Let $\mathfrak{h}$ be a Cartan subalgebra of Lie algebra $\mathfrak{g}$.
I want to prove:
$\alpha\in \mathfrak{h}^*$ be a root of $\frak g$, $\implies$ so is $-\alpha$.
Let $\mathfrak{h}$ have basis $\{h_1,\cdots,h_r\}$
I am not really sure how to prove this, I mean $\alpha$ being a root, means that $e_\alpha \in \frak g \setminus h$ have $ad_{h_i}(e_\alpha) = \alpha_i e_\alpha$ and we take the eigenvalues $\alpha_i$ and form the root:
$$(\alpha_1,\cdots,\alpha_r)$$
So I need to prove that:
$$(-\alpha_1,\cdots,-\alpha_r)$$
is a root, which feels like I need to show that $e_{-\alpha}$ is a vector in $\frak g\backslash h$, which I don't know how to really 'show'.
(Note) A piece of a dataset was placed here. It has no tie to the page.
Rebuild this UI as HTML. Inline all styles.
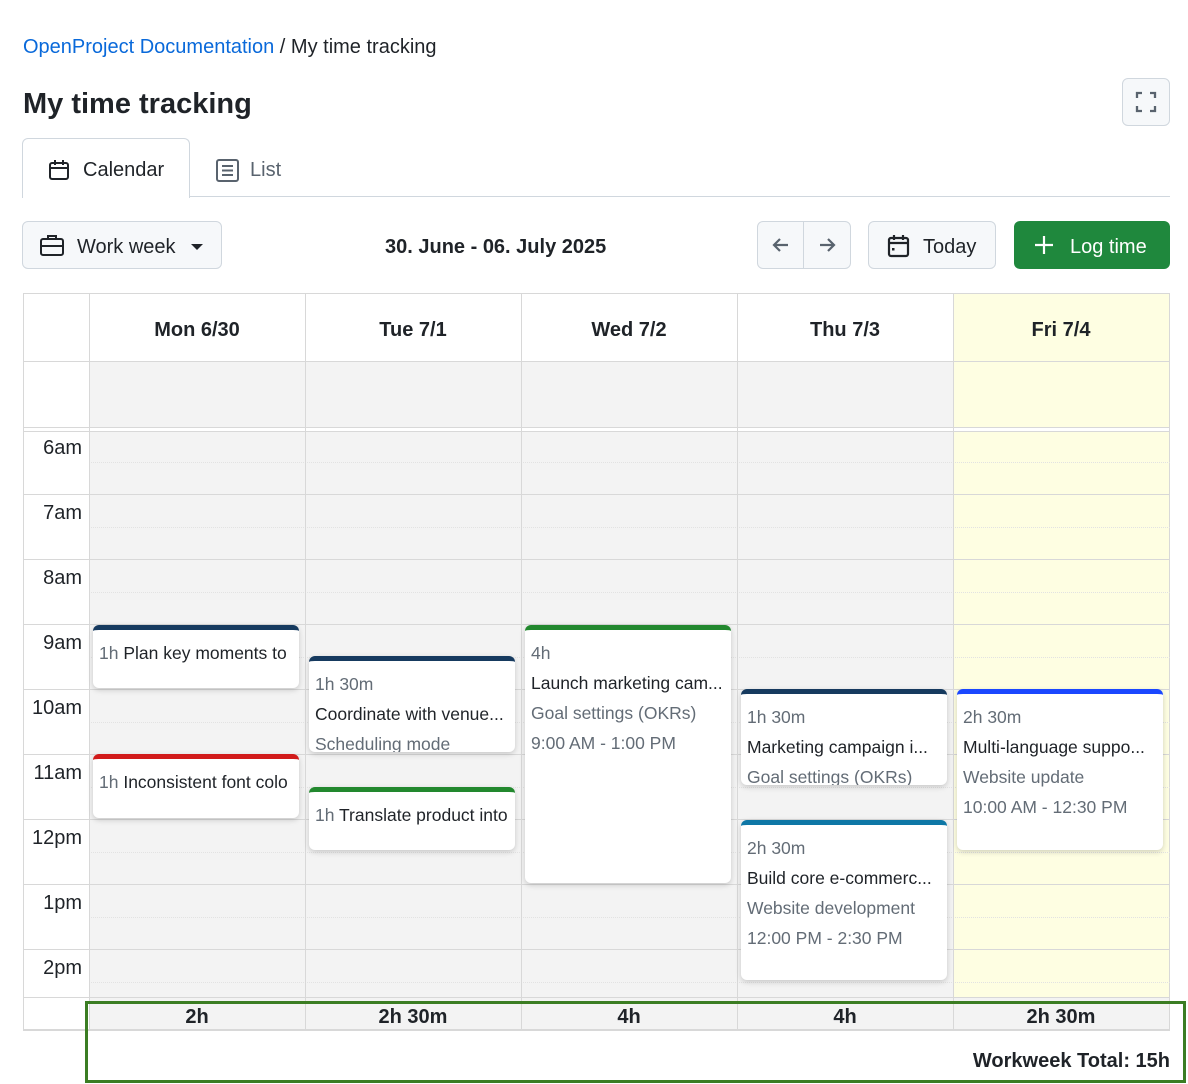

Is this as simple as: $ad_{h_i}(-e_\alpha)=[h_i,-e_\alpha]=-[h_i,e_\alpha]=-\alpha_i e_\alpha$ for each $h_i$, $i\in \{1,\cdots,r\}$:
$$(-\alpha_1,\cdots,-\alpha_r)$$
As desired?
It is easy to show it using the fact that:
If $\alpha,\beta \in \Delta,\ \alpha+\beta\neq 0$ then $K(e_\alpha,e_\beta)=0$
where $\Delta$ are the roots and $K$ the killing form.